The culture at Waukeela is one of acceptance, one of respect, one of community, one of love. As Camp Directors, my wife Gill and I insist that these ethics and values are instilled into every aspect of our camp life. It starts with our staff onboarding process when we talk to new staff about these values, it pervades every minute of our ten-day staff education week before campers arrive. On both our opening days, we spend our first afternoon in our Community meetings in which the entire camp comes together to pledge our support for one another.
We are parents to four wonderful grown-up kids and we treat every member of staff and camper as family. We model compassion and empathy, patience and love and this demonstration through actions has a domino effect on every person in our community. We know we are role models to many impressionable young staff and campers and we lead by example. The impact that this modeling has on the culture of our wonderful camp leaves a legacy year after year.

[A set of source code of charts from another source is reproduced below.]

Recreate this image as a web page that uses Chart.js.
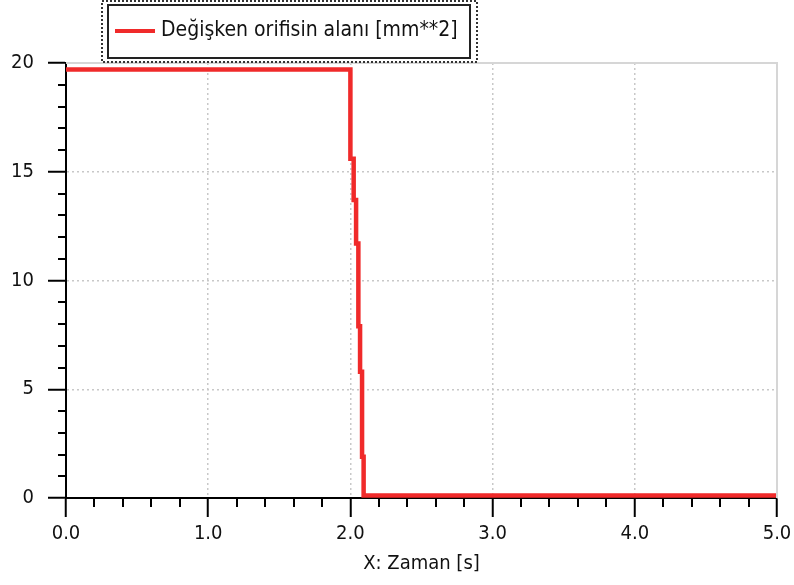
<!DOCTYPE html>
<html>
<head>
<meta charset="utf-8">
<script src="https://cdn.jsdelivr.net/npm/chart.js@4.4.0/dist/chart.umd.min.js"></script>
<style>
  html, body { margin: 0; padding: 0; background: #fff; }
  #wrap { width: 794px; height: 585px; }
</style>
</head>
<body>
<div id="wrap"><canvas id="c" width="794" height="585"></canvas></div>
<script>
// time [s] where the value changes, and the area [mm**2] from that point on
var times = [0, 2.0, 2.023, 2.04, 2.056, 2.068, 2.082, 2.093, 5.0];
var areas = [19.7, 15.6, 13.7, 11.7, 7.9, 5.8, 1.9, 0.12, 0.12];
var xTicks = [0, 1, 2, 3, 4, 5];
var yTicks = [0, 5, 10, 15, 20];
var seriesLabel = 'Değişken orifisin alanı [mm**2]';
var xTitle = 'X: Zaman [s]';

var FONT = '"DejaVu Sans Condensed", "DejaVu Sans"';
var gridGray = '#c8c8c8';
var textColor = '#111';

var points = times.map(function (t, i) { return { x: t, y: areas[i] }; });

// minor ticks, plot frame and the boxed legend
var extras = {
    id: 'extras',
    afterDraw: function (chart) {
        var ctx = chart.ctx;
        var a = chart.chartArea;
        var xs = chart.scales.x, ys = chart.scales.y;
        ctx.save();
        // frame top/right
        ctx.strokeStyle = '#d6d6d6';
        ctx.lineWidth = 2;
        ctx.beginPath();
        ctx.moveTo(a.left, a.top);
        ctx.lineTo(a.right, a.top);
        ctx.lineTo(a.right, a.bottom);
        ctx.stroke();
        // minor ticks
        ctx.strokeStyle = '#000';
        ctx.lineWidth = 2;
        ctx.beginPath();
        for (var v = 1; v < 20; v++) {
            if (v % 5 === 0) continue;
            var py = Math.round(ys.getPixelForValue(v));
            ctx.moveTo(a.left - 8, py);
            ctx.lineTo(a.left, py);
        }
        for (var k = 1; k < 25; k++) {
            if (k % 5 === 0) continue;
            var px = Math.round(xs.getPixelForValue(k * 0.2));
            ctx.moveTo(px, a.bottom);
            ctx.lineTo(px, a.bottom + 9);
        }
        ctx.stroke();
        // legend
        ctx.lineWidth = 2;
        ctx.setLineDash([2, 2]);
        ctx.strokeStyle = '#333';
        ctx.strokeRect(102, 1, 375, 61);
        ctx.setLineDash([]);
        ctx.strokeStyle = '#222';
        ctx.strokeRect(108, 5, 362, 53);
        var ds = chart.data.datasets[0];
        ctx.strokeStyle = ds.borderColor;
        ctx.lineWidth = 4;
        ctx.beginPath();
        ctx.moveTo(115, 31);
        ctx.lineTo(155, 31);
        ctx.stroke();
        ctx.fillStyle = textColor;
        ctx.font = '21px ' + FONT;
        ctx.textBaseline = 'middle';
        ctx.fillText(ds.label, 161, 31);
        ctx.restore();
    }
};

var ctx = document.getElementById('c').getContext('2d');
new Chart(ctx, {
    type: 'line',
    data: {
        datasets: [{
            label: seriesLabel,
            data: points,
            borderColor: '#f02a2a',
            borderWidth: 4.5,
            stepped: 'before',
            pointRadius: 0,
            fill: false
        }]
    },
    options: {
        responsive: false,
        animation: false,
        layout: { padding: { top: 63, right: 17, left: 0, bottom: 0 } },
        plugins: { legend: { display: false }, tooltip: { enabled: false } },
        scales: {
            x: {
                type: 'linear',
                min: 0, max: 5,
                afterFit: function (s) { s.height = 87; s.paddingRight = 0; },
                afterBuildTicks: function (s) { s.ticks = xTicks.map(function (v) { return { value: v }; }); },
                ticks: {
                    color: textColor,
                    font: { family: FONT, size: 20 },
                    padding: 5,
                    maxRotation: 0,
                    callback: function (v) { return v.toFixed(1); }
                },
                grid: {
                    color: function (c) { return (c.tick && (c.tick.value === 0 || c.tick.value === 5)) ? 'rgba(0,0,0,0)' : gridGray; },
                    lineWidth: 1.5,
                    tickColor: '#000',
                    tickWidth: 2,
                    tickLength: 19
                },
                border: { color: '#000', width: 2, dash: [2, 3] },
                title: {
                    display: true,
                    text: xTitle,
                    color: textColor,
                    font: { family: FONT, size: 20 },
                    padding: { top: 0, bottom: 9 }
                }
            },
            y: {
                min: 0, max: 20,
                afterFit: function (s) { s.width = 66; },
                afterBuildTicks: function (s) { s.ticks = yTicks.map(function (v) { return { value: v }; }); },
                ticks: {
                    color: textColor,
                    font: { family: FONT, size: 20 },
                    padding: 14
                },
                grid: {
                    color: function (c) { return (c.tick && (c.tick.value === 0 || c.tick.value === 20)) ? 'rgba(0,0,0,0)' : gridGray; },
                    lineWidth: 1.5,
                    tickColor: '#000',
                    tickWidth: 2,
                    tickLength: 18
                },
                border: { color: '#000', width: 2, dash: [2, 3] }
            }
        }
    },
    plugins: [extras]
});
</script>
</body>
</html>
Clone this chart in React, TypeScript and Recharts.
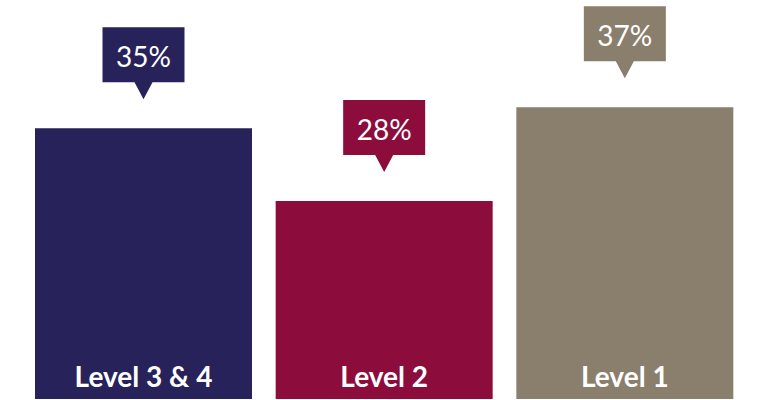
import React from 'react';
import { BarChart, Bar, XAxis, YAxis, Cell, LabelList } from 'recharts';

const levels = ['Level 3 & 4', 'Level 2', 'Level 1'];
const shares = [35, 28, 37];

const COLORS = ['#27225a', '#8c0c3c', '#8a7e6c'];
const FONT = 'Lato, "Noto Sans", sans-serif';

const data = levels.map((name, i) => ({ name, value: shares[i] }));

const colorFor = (props: any) => {
    const idx = typeof props.index === 'number' ? props.index : data.findIndex(d => d.value === props.value);
    return COLORS[idx] || COLORS[0];
};

// speech-bubble box above each bar
const Callout = (props: any) => {
    const { x, y, width, value } = props;
    const cx = Number(x) + Number(width) / 2;
    const tip = Number(y) - 29;
    const bh = 55, bw = 82, ph = 17, pw = 9;
    const top = tip - ph - bh;
    const d = `M${cx - bw / 2},${top} H${cx + bw / 2} V${top + bh} H${cx + pw} L${cx},${tip} L${cx - pw},${top + bh} H${cx - bw / 2} Z`;
    return (
        <g>
            <path d={d} fill={colorFor(props)} />
            <text x={cx} y={top + bh / 2 + 1} textAnchor="middle" dominantBaseline="central"
                fill="#ffffff" fontFamily={FONT} fontSize={28}>{value}%</text>
        </g>
    );
};

const CategoryLabel = (props: any) => {
    const { x, y, width, height, value } = props;
    return (
        <text x={Number(x) + Number(width) / 2} y={Number(y) + Number(height) - 12} textAnchor="middle"
            fill="#ffffff" fontFamily={FONT} fontWeight={700} fontSize={28}>{value}</text>
    );
};

const App: React.FC = () => {
    return (
        <div style={{ position: 'absolute', left: 0, top: 0, width: 760, height: 400, background: '#fff' }}>
            <BarChart width={760} height={400} data={data} barCategoryGap={12}
                margin={{ top: 0, right: 0, bottom: 1, left: 12 }}>
                <XAxis dataKey="name" tick={false} tickLine={false} height={0}
                    axisLine={{ stroke: '#c4c4c4', strokeWidth: 1.5 }}
                    padding={{ left: 11, right: 15 }} />
                <YAxis hide type="number" domain={[9, 47.3]} allowDataOverflow />
                <Bar dataKey="value" isAnimationActive={false}>
                    {data.map((entry, i) => (
                        <Cell key={entry.name} fill={COLORS[i]} />
                    ))}
                    <LabelList dataKey="value" content={Callout} />
                    <LabelList dataKey="name" content={CategoryLabel} />
                </Bar>
            </BarChart>
        </div>
    );
};

export default App;
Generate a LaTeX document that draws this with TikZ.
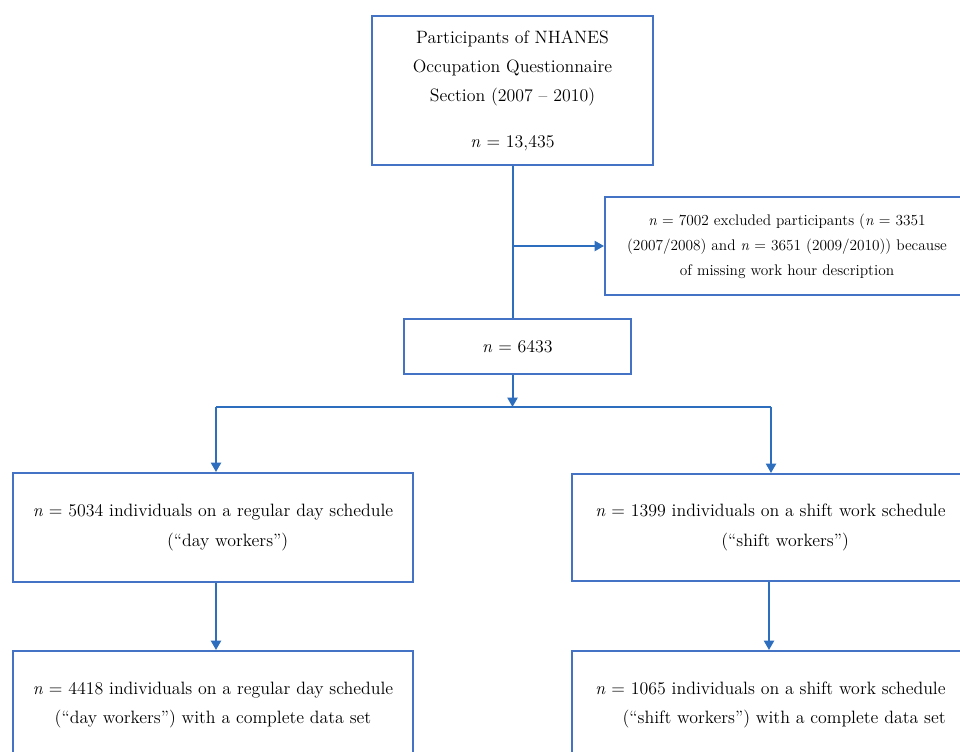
\documentclass[tikz,border=0pt]{standalone}
\usetikzlibrary{arrows.meta}
\definecolor{boxblue}{RGB}{68,114,196}
\definecolor{lineblue}{RGB}{46,110,190}
\begin{document}
\begin{tikzpicture}[x=0.75pt,y=-0.75pt,
  box/.style={draw=boxblue,line width=1.5pt,fill=white,inner sep=0pt,align=center,
    font=\fontsize{13.4}{22}\selectfont},
  conn/.style={draw=lineblue,line width=1.5pt},
  arr/.style={conn,-{Triangle[width=7.5pt,length=7pt]}}]
\useasboundingbox (0,0) rectangle (960,751);
\clip (0,0) rectangle (960,751);
\fill[white] (0,0) rectangle (960,751);

\node[box,minimum width=281*0.75pt,minimum height=149*0.75pt] (top) at (512.5,90.5)
  {Participants of NHANES\\Occupation Questionnaire\\Section (2007 -- 2010)\\[12pt]\textit{n} = 13,435};
\node[box,minimum width=364*0.75pt,minimum height=98*0.75pt,
  font=\fontsize{11.5}{18.75}\selectfont] (excl) at (787,246)
  {\textit{n} = 7002 excluded participants (\textit{n} = 3351\\(2007/2008) and \textit{n} = 3651 (2009/2010)) because\\of missing work hour description};
\node[box,minimum width=227*0.75pt,minimum height=55*0.75pt] (mid) at (517.5,346.5)
  {\textit{n} = 6433};
\node[box,minimum width=400*0.75pt,minimum height=109*0.75pt] (L1) at (213,527.5)
  {\textit{n} = 5034 individuals on a regular day schedule\\\hspace*{22pt}(``day workers'')};
\node[box,minimum width=397*0.75pt,minimum height=107*0.75pt] (R1) at (770.5,527.5)
  {\textit{n} = 1399 individuals on a shift work schedule\\\hspace*{22pt}(``shift workers'')};
\node[box,minimum width=400*0.75pt,minimum height=108*0.75pt] (L2) at (213,705)
  {\textit{n} = 4418 individuals on a regular day schedule\\(``day workers'') with a complete data set};
\node[box,align=right,minimum width=397*0.75pt,minimum height=108*0.75pt] (R2) at (770.5,705)
  {\textit{n} = 1065 individuals on a shift work schedule\\(``shift workers'') with a complete data set};

\coordinate (split) at (512.5,407);
\coordinate (lt) at (216,407);
\coordinate (rt) at (771,407);
\coordinate (rb) at (769,600);

\draw[conn] (top.south) -- (top.south |- mid.north);
\draw[arr] (top.south |- excl.west) -- (excl.west);
\draw[arr] (top.south |- mid.south) -- (split);
\draw[conn] (lt) -- (rt);
\draw[arr] (lt) -- (lt |- L1.north);
\draw[arr] (rt) -- (rt |- R1.north);
\draw[arr] (lt |- L1.south) -- (lt |- L2.north);
\draw[arr] (rb |- R1.south) -- (rb |- R2.north);
\end{tikzpicture}
\end{document}
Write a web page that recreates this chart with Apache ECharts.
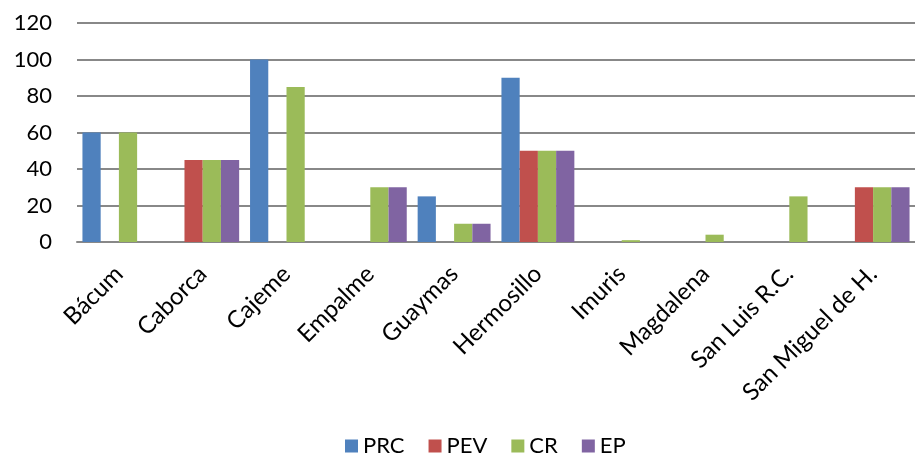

The culture at Waukeela is very much one of belonging as opposed to fitting in. We are intentional and deliberate with all our actions and programs to ensure inclusion is immediate and authentic. Each new camper is assigned a ‘big sister’ who will reach out to new campers via email or letter before camp starts. Once they arrive at camp, the big sister will look after their new friend and show them around and introduce them to the wider community. We work tirelessly to identify and break up cliques so that no camper ever feels left out. A summer at Waukeela is truly a journey of self-discovery in which our campers experience a sense of community and sisterhood that lasts a lifetime.